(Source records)
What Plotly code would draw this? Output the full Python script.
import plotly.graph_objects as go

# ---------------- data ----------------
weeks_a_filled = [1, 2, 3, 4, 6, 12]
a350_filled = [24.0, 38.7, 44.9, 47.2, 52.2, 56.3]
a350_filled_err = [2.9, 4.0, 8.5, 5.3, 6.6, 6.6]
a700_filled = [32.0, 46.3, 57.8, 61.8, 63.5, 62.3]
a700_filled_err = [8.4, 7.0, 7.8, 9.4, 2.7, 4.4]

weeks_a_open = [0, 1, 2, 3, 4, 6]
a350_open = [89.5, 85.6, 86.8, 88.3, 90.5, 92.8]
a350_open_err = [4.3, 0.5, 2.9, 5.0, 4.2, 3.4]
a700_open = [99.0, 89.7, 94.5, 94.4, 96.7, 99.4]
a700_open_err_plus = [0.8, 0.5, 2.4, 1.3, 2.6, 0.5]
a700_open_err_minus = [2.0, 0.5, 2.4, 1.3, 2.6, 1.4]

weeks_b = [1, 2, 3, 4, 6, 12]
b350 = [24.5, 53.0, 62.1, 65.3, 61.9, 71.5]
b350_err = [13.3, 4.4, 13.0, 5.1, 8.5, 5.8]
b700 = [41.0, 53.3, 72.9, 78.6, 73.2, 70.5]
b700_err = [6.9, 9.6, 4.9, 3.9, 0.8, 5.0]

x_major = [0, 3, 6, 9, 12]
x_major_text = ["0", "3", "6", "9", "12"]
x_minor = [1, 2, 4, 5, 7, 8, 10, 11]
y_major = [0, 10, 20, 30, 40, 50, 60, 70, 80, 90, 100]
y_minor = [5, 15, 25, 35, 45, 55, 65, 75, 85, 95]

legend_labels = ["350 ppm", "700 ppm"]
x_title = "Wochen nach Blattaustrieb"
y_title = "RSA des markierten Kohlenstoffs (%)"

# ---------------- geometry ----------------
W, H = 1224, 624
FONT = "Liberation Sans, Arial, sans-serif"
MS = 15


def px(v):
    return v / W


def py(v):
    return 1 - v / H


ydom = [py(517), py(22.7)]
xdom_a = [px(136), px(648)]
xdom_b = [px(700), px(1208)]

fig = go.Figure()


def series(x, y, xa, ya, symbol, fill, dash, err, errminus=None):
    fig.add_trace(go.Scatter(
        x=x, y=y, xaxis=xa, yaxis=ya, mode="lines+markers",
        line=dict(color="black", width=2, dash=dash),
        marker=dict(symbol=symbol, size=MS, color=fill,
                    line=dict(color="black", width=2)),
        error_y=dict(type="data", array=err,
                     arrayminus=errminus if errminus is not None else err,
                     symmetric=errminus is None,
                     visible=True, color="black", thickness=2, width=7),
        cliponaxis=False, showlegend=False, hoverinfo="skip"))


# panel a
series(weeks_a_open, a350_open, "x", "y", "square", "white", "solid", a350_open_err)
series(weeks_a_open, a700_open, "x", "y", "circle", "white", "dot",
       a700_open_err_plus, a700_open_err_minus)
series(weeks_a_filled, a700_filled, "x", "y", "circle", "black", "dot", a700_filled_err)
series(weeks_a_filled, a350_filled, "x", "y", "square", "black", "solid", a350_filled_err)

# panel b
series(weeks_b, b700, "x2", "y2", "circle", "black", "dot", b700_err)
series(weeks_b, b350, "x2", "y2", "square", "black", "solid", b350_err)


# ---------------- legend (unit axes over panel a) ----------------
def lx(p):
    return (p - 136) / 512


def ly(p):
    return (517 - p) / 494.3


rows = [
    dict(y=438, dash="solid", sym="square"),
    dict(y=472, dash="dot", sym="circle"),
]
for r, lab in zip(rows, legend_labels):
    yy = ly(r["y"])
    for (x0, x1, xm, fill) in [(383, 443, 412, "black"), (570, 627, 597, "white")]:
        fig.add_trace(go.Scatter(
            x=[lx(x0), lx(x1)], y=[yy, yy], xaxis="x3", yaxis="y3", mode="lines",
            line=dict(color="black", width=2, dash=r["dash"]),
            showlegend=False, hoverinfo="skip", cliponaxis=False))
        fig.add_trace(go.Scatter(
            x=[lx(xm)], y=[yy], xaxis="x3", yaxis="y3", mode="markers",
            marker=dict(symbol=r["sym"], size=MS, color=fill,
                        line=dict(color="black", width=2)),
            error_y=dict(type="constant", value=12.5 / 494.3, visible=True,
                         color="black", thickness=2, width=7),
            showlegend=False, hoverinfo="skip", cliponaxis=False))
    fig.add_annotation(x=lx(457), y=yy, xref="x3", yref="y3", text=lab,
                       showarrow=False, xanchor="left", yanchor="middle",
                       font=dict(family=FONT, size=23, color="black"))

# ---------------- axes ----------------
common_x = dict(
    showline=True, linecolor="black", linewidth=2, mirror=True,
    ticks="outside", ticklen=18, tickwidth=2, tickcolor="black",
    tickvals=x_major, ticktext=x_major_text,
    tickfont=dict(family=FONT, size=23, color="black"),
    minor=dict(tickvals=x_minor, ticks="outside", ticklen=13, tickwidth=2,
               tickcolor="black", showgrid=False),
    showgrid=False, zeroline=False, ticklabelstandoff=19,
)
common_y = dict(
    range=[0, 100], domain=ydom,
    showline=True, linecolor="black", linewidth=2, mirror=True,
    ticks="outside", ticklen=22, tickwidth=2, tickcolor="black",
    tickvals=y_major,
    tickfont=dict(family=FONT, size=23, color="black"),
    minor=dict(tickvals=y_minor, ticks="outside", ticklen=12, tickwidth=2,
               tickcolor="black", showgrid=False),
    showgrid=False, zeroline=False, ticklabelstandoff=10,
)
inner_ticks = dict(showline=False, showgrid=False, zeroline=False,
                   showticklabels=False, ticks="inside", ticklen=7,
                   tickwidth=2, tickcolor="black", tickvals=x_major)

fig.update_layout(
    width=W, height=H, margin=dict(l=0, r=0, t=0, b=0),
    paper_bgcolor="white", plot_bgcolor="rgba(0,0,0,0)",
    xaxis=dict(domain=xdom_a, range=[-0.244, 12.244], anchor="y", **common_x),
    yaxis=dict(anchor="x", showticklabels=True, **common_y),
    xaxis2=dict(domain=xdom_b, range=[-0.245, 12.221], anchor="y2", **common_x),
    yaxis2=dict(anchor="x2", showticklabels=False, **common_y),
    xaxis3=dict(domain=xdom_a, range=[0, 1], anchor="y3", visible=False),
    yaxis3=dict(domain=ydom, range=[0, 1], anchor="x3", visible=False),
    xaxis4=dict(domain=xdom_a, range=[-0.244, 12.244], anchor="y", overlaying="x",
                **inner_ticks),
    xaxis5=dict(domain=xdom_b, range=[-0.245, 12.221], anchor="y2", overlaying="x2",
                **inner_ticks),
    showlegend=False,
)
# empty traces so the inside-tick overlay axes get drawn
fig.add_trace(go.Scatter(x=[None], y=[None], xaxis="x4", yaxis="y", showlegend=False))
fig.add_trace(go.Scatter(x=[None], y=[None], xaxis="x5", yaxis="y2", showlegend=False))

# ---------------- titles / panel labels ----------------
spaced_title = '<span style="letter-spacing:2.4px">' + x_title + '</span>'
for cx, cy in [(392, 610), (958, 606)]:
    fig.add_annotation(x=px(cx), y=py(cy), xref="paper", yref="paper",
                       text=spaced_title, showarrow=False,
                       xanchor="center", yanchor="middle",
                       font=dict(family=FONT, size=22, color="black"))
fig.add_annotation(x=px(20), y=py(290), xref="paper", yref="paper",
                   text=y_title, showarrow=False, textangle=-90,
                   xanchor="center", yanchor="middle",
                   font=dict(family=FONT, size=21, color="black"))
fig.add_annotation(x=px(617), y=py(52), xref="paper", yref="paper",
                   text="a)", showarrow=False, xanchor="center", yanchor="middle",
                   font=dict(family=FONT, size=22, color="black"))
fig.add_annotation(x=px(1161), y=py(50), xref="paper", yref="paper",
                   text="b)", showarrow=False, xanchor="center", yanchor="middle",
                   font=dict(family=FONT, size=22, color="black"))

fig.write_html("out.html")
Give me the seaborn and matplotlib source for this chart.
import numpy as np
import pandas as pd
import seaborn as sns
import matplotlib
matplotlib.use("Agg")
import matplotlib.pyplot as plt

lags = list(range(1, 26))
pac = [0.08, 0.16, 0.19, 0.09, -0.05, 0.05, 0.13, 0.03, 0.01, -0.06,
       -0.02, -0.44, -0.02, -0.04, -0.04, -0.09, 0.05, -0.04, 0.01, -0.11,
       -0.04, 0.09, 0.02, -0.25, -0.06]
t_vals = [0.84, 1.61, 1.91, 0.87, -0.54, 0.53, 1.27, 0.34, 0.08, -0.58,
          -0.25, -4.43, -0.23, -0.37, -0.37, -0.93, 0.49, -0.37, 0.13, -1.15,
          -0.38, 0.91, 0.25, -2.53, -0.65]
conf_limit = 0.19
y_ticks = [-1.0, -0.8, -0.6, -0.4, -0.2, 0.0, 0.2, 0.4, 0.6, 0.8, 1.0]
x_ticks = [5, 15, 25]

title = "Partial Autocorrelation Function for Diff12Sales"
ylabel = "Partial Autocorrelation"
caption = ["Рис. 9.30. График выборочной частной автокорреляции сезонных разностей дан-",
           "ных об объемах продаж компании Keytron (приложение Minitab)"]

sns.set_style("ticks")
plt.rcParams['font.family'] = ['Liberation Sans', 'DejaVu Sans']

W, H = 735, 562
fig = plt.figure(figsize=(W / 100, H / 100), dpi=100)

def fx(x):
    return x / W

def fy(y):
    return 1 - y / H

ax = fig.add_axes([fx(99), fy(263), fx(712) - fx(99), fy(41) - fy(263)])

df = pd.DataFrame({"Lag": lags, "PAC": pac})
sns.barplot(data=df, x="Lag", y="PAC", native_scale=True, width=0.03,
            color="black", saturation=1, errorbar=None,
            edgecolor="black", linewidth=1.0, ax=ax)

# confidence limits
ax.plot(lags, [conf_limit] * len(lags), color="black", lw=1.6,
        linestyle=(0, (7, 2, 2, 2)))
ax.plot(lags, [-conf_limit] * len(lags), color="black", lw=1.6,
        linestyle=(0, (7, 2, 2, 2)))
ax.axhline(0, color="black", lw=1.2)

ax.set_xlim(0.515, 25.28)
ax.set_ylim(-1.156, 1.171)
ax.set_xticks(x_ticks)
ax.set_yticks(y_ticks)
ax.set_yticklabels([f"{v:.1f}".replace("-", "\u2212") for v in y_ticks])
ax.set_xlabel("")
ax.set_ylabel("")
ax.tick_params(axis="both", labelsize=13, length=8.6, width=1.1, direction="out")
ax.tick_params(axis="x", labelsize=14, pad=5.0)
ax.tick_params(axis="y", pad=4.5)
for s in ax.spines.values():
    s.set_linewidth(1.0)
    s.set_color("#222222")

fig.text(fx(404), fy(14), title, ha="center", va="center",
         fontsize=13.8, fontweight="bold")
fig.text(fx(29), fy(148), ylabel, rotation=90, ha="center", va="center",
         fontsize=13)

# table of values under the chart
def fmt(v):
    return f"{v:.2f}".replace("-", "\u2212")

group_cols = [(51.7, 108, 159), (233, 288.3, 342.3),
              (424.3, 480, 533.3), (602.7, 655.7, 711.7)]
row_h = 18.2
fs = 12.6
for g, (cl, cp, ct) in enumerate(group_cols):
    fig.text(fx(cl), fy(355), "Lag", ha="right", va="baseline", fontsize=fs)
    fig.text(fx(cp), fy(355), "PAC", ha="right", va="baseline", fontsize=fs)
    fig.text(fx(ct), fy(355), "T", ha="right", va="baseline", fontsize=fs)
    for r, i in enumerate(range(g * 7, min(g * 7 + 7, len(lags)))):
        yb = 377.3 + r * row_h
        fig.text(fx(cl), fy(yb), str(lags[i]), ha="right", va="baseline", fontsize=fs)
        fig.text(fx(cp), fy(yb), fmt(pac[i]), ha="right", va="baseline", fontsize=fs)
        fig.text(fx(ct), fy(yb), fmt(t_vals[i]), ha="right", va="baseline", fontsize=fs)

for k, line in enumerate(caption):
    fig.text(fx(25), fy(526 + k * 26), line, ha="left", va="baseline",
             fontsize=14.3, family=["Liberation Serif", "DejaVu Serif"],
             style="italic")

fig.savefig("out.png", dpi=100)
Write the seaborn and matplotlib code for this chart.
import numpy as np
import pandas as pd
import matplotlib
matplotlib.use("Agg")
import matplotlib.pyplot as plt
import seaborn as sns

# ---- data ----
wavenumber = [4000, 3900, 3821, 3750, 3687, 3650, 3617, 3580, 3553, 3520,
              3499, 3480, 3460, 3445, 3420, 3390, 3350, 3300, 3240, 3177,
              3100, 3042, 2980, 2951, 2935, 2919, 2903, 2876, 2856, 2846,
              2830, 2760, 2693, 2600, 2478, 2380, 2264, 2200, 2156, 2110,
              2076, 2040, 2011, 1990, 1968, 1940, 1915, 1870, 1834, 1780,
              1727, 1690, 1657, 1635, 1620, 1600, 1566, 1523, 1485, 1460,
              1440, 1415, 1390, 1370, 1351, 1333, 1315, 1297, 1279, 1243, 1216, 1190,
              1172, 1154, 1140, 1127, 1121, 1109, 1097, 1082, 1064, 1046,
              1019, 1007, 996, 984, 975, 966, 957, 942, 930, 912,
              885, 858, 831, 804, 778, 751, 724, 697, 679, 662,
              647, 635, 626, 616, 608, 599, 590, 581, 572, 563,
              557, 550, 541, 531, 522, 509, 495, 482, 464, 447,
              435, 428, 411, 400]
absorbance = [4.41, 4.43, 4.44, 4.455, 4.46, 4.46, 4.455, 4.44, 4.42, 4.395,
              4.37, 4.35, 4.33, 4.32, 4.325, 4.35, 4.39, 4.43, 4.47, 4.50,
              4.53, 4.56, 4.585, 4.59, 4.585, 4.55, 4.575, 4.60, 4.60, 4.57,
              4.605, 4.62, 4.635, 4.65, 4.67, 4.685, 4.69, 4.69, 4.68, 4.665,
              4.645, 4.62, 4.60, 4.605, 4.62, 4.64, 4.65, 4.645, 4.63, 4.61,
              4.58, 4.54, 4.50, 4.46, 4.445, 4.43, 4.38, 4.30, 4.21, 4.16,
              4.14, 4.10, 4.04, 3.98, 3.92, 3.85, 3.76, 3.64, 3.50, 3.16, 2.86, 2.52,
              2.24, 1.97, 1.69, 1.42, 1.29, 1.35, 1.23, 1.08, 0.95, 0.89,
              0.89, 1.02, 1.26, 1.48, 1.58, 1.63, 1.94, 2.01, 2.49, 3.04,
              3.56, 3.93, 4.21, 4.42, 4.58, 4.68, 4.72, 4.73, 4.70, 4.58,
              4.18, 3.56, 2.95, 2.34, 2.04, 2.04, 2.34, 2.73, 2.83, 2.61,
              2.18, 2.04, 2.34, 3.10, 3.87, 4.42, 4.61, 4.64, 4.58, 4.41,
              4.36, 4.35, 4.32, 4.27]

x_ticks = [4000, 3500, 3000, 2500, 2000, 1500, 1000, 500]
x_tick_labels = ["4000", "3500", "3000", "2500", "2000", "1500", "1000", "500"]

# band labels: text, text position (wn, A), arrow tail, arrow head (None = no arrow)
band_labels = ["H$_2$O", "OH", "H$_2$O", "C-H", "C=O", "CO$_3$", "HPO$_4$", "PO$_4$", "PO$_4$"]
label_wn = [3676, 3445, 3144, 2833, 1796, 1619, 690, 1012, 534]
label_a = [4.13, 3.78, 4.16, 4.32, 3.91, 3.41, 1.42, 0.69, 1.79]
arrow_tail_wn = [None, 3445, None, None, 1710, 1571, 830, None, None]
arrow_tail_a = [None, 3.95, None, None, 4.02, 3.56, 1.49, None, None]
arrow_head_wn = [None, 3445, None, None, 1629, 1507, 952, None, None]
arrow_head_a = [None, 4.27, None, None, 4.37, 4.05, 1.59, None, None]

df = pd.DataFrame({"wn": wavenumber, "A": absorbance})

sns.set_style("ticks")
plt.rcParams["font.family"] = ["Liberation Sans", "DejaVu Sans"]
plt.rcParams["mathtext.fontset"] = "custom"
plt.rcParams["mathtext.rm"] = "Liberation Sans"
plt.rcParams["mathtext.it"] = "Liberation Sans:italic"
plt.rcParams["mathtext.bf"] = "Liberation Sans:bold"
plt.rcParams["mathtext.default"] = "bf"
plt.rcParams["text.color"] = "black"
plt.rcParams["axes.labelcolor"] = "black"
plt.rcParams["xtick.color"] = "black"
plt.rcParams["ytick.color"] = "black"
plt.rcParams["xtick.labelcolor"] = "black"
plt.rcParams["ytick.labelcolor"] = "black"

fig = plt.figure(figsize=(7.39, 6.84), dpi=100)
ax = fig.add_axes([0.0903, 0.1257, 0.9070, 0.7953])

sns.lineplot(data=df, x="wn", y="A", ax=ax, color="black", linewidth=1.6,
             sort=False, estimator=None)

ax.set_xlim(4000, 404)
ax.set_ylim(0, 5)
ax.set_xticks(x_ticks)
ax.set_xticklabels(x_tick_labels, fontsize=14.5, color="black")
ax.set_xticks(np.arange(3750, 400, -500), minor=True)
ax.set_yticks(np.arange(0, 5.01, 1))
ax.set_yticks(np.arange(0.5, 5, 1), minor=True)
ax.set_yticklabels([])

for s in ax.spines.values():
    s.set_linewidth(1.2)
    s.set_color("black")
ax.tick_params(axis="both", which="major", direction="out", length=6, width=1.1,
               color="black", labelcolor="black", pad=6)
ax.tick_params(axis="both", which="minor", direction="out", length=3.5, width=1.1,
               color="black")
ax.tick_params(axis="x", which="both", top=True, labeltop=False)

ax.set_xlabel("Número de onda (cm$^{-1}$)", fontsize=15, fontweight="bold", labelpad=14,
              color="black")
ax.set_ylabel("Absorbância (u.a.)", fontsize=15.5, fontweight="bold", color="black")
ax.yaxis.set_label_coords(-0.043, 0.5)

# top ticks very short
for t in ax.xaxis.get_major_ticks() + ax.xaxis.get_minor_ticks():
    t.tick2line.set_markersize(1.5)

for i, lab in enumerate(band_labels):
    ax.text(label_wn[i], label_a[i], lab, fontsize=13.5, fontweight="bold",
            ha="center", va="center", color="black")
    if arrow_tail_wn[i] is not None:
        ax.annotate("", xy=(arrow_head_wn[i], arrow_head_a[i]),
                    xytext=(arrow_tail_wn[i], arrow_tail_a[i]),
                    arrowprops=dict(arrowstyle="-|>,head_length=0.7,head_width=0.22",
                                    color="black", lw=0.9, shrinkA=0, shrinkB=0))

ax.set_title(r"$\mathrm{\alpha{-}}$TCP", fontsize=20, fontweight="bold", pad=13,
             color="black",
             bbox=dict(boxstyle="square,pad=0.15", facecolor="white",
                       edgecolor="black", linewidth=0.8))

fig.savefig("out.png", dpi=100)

• [DESCRIPTION OF THE TASK] Word for word, reproduce the listing above from its start up to and including the line that has "a700_open_err_minus = [2.0, 0.5, 2.4, 1.3, 2.6, 1.4]". Give only those lines.

• [RESULT BELOW]
What Plotly code would draw this? Output the full Python script.
import plotly.graph_objects as go

# ---------------- data ----------------
weeks_a_filled = [1, 2, 3, 4, 6, 12]
a350_filled = [24.0, 38.7, 44.9, 47.2, 52.2, 56.3]
a350_filled_err = [2.9, 4.0, 8.5, 5.3, 6.6, 6.6]
a700_filled = [32.0, 46.3, 57.8, 61.8, 63.5, 62.3]
a700_filled_err = [8.4, 7.0, 7.8, 9.4, 2.7, 4.4]

weeks_a_open = [0, 1, 2, 3, 4, 6]
a350_open = [89.5, 85.6, 86.8, 88.3, 90.5, 92.8]
a350_open_err = [4.3, 0.5, 2.9, 5.0, 4.2, 3.4]
a700_open = [99.0, 89.7, 94.5, 94.4, 96.7, 99.4]
a700_open_err_plus = [0.8, 0.5, 2.4, 1.3, 2.6, 0.5]
a700_open_err_minus = [2.0, 0.5, 2.4, 1.3, 2.6, 1.4]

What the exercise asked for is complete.